## THE TASK
In your copy, include every line of the listing below exactly but none of the pictures.

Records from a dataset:
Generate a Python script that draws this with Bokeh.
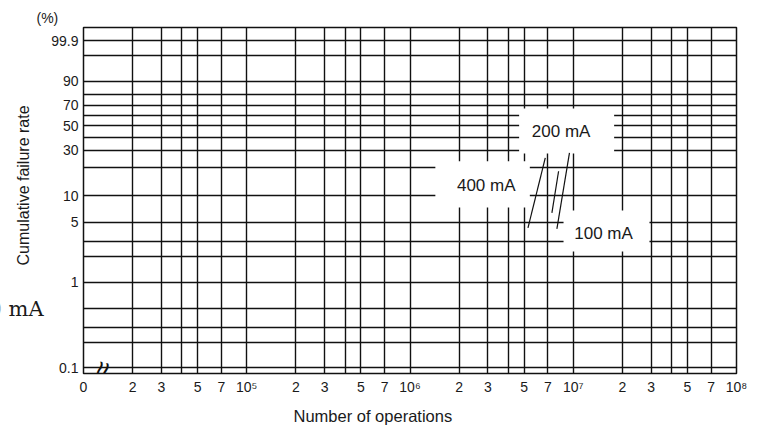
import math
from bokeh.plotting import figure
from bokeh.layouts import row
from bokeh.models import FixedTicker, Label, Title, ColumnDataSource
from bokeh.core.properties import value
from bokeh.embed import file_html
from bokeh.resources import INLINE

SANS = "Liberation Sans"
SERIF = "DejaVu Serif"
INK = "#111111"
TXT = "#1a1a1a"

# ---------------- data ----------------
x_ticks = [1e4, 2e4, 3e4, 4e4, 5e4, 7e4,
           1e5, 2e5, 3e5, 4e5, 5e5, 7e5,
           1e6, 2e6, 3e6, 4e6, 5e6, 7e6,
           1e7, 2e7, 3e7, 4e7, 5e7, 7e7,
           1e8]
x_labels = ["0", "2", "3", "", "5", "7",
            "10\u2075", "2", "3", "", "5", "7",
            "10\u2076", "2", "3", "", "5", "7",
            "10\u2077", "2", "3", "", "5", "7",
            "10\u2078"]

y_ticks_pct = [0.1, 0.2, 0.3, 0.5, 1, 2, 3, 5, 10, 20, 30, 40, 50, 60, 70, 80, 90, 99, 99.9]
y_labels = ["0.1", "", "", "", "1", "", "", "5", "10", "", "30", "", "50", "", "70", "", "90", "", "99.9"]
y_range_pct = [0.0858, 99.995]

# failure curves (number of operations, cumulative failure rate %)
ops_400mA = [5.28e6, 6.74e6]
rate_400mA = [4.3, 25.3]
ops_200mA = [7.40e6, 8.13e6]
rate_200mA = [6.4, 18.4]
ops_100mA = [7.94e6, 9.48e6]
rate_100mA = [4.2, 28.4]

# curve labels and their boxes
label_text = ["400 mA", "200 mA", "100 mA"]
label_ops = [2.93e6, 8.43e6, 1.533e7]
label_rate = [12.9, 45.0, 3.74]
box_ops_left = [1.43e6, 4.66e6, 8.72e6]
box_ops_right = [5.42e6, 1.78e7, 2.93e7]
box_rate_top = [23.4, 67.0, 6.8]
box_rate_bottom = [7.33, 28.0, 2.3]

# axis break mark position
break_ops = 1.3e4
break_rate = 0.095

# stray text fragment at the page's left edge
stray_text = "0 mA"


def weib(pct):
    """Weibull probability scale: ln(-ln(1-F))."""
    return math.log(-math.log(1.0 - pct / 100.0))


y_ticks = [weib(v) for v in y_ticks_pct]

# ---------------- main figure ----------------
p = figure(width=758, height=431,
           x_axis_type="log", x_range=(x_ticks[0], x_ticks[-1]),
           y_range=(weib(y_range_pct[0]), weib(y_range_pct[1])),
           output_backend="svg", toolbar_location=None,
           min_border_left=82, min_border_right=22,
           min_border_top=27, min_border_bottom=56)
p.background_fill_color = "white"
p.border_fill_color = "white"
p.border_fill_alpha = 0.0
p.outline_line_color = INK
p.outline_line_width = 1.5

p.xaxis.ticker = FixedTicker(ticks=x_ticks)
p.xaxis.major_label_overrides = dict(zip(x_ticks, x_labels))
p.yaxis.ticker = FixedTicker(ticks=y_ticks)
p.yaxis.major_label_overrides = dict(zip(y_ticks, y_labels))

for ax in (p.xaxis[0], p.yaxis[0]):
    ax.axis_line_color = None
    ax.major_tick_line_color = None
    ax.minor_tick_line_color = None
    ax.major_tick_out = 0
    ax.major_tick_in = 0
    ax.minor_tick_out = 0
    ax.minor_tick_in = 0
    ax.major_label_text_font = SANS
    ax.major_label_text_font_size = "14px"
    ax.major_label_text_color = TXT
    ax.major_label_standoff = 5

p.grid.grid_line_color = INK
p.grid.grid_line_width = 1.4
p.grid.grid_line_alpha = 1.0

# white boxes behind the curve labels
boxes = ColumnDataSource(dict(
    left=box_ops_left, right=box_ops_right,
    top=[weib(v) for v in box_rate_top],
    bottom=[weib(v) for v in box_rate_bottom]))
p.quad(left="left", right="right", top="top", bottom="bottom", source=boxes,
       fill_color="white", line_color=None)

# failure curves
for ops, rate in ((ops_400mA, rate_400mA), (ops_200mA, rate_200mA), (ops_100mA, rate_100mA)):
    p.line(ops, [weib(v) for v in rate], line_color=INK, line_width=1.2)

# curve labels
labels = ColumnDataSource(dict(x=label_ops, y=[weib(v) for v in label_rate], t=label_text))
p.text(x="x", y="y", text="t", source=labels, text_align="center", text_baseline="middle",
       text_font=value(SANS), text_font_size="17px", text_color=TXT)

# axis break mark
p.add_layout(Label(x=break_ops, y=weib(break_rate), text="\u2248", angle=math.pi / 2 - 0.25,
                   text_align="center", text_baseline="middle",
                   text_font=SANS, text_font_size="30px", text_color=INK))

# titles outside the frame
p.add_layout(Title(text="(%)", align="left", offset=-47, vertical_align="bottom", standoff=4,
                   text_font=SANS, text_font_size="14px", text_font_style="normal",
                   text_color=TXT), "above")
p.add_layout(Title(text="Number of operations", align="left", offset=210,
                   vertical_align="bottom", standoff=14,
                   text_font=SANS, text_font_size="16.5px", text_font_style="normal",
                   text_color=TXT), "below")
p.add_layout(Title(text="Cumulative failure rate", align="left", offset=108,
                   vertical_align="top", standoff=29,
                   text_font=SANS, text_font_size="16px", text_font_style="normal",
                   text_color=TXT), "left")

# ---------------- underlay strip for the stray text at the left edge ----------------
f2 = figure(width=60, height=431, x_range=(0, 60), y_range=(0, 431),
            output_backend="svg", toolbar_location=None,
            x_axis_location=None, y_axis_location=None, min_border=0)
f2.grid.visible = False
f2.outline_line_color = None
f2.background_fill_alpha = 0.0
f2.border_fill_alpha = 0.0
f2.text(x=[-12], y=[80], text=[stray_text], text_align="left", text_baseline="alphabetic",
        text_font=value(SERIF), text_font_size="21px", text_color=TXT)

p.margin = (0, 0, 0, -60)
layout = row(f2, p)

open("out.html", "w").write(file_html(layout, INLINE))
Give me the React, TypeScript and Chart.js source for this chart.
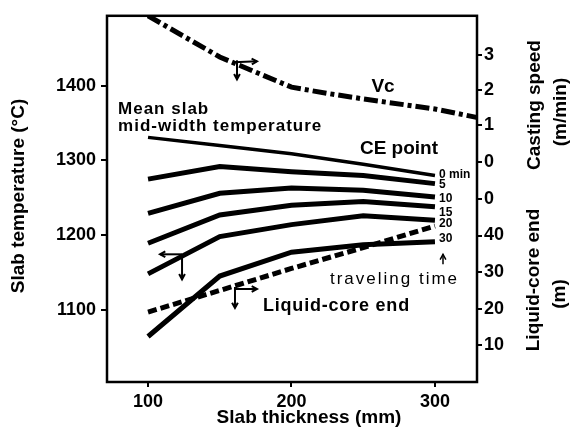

## OUTPUT
Generate a Python script that draws this with Bokeh.
import math
from bokeh.plotting import figure
from bokeh.layouts import row
from bokeh.models import FixedTicker, Label, Title, ColumnDataSource
from bokeh.core.properties import value
from bokeh.embed import file_html
from bokeh.resources import INLINE

SANS = "Liberation Sans"
SERIF = "DejaVu Serif"
INK = "#111111"
TXT = "#1a1a1a"

# ---------------- data ----------------
x_ticks = [1e4, 2e4, 3e4, 4e4, 5e4, 7e4,
           1e5, 2e5, 3e5, 4e5, 5e5, 7e5,
           1e6, 2e6, 3e6, 4e6, 5e6, 7e6,
           1e7, 2e7, 3e7, 4e7, 5e7, 7e7,
           1e8]
x_labels = ["0", "2", "3", "", "5", "7",
            "10\u2075", "2", "3", "", "5", "7",
            "10\u2076", "2", "3", "", "5", "7",
            "10\u2077", "2", "3", "", "5", "7",
            "10\u2078"]

y_ticks_pct = [0.1, 0.2, 0.3, 0.5, 1, 2, 3, 5, 10, 20, 30, 40, 50, 60, 70, 80, 90, 99, 99.9]
y_labels = ["0.1", "", "", "", "1", "", "", "5", "10", "", "30", "", "50", "", "70", "", "90", "", "99.9"]
y_range_pct = [0.0858, 99.995]

# failure curves (number of operations, cumulative failure rate %)
ops_400mA = [5.28e6, 6.74e6]
rate_400mA = [4.3, 25.3]
ops_200mA = [7.40e6, 8.13e6]
rate_200mA = [6.4, 18.4]
ops_100mA = [7.94e6, 9.48e6]
rate_100mA = [4.2, 28.4]

# curve labels and their boxes
label_text = ["400 mA", "200 mA", "100 mA"]
label_ops = [2.93e6, 8.43e6, 1.533e7]
label_rate = [12.9, 45.0, 3.74]
box_ops_left = [1.43e6, 4.66e6, 8.72e6]
box_ops_right = [5.42e6, 1.78e7, 2.93e7]
box_rate_top = [23.4, 67.0, 6.8]
box_rate_bottom = [7.33, 28.0, 2.3]

# axis break mark position
break_ops = 1.3e4
break_rate = 0.095

# stray text fragment at the page's left edge
stray_text = "0 mA"


def weib(pct):
    """Weibull probability scale: ln(-ln(1-F))."""
    return math.log(-math.log(1.0 - pct / 100.0))


y_ticks = [weib(v) for v in y_ticks_pct]

# ---------------- main figure ----------------
p = figure(width=758, height=431,
           x_axis_type="log", x_range=(x_ticks[0], x_ticks[-1]),
           y_range=(weib(y_range_pct[0]), weib(y_range_pct[1])),
           output_backend="svg", toolbar_location=None,
           min_border_left=82, min_border_right=22,
           min_border_top=27, min_border_bottom=56)
p.background_fill_color = "white"
p.border_fill_color = "white"
p.border_fill_alpha = 0.0
p.outline_line_color = INK
p.outline_line_width = 1.5

p.xaxis.ticker = FixedTicker(ticks=x_ticks)
p.xaxis.major_label_overrides = dict(zip(x_ticks, x_labels))
p.yaxis.ticker = FixedTicker(ticks=y_ticks)
p.yaxis.major_label_overrides = dict(zip(y_ticks, y_labels))

for ax in (p.xaxis[0], p.yaxis[0]):
    ax.axis_line_color = None
    ax.major_tick_line_color = None
    ax.minor_tick_line_color = None
    ax.major_tick_out = 0
    ax.major_tick_in = 0
    ax.minor_tick_out = 0
    ax.minor_tick_in = 0
    ax.major_label_text_font = SANS
    ax.major_label_text_font_size = "14px"
    ax.major_label_text_color = TXT
    ax.major_label_standoff = 5

p.grid.grid_line_color = INK
p.grid.grid_line_width = 1.4
p.grid.grid_line_alpha = 1.0

# white boxes behind the curve labels
boxes = ColumnDataSource(dict(
    left=box_ops_left, right=box_ops_right,
    top=[weib(v) for v in box_rate_top],
    bottom=[weib(v) for v in box_rate_bottom]))
p.quad(left="left", right="right", top="top", bottom="bottom", source=boxes,
       fill_color="white", line_color=None)

# failure curves
for ops, rate in ((ops_400mA, rate_400mA), (ops_200mA, rate_200mA), (ops_100mA, rate_100mA)):
    p.line(ops, [weib(v) for v in rate], line_color=INK, line_width=1.2)

# curve labels
labels = ColumnDataSource(dict(x=label_ops, y=[weib(v) for v in label_rate], t=label_text))
p.text(x="x", y="y", text="t", source=labels, text_align="center", text_baseline="middle",
       text_font=value(SANS), text_font_size="17px", text_color=TXT)

# axis break mark
p.add_layout(Label(x=break_ops, y=weib(break_rate), text="\u2248", angle=math.pi / 2 - 0.25,
                   text_align="center", text_baseline="middle",
                   text_font=SANS, text_font_size="30px", text_color=INK))

# titles outside the frame
p.add_layout(Title(text="(%)", align="left", offset=-47, vertical_align="bottom", standoff=4,
                   text_font=SANS, text_font_size="14px", text_font_style="normal",
                   text_color=TXT), "above")
p.add_layout(Title(text="Number of operations", align="left", offset=210,
                   vertical_align="bottom", standoff=14,
                   text_font=SANS, text_font_size="16.5px", text_font_style="normal",
                   text_color=TXT), "below")
p.add_layout(Title(text="Cumulative failure rate", align="left", offset=108,
                   vertical_align="top", standoff=29,
                   text_font=SANS, text_font_size="16px", text_font_style="normal",
                   text_color=TXT), "left")

# ---------------- underlay strip for the stray text at the left edge ----------------
f2 = figure(width=60, height=431, x_range=(0, 60), y_range=(0, 431),
            output_backend="svg", toolbar_location=None,
            x_axis_location=None, y_axis_location=None, min_border=0)
f2.grid.visible = False
f2.outline_line_color = None
f2.background_fill_alpha = 0.0
f2.border_fill_alpha = 0.0
f2.text(x=[-12], y=[80], text=[stray_text], text_align="left", text_baseline="alphabetic",
        text_font=value(SERIF), text_font_size="21px", text_color=TXT)

p.margin = (0, 0, 0, -60)
layout = row(f2, p)

open("out.html", "w").write(file_html(layout, INLINE))
Give me the React, TypeScript and Chart.js source for this chart.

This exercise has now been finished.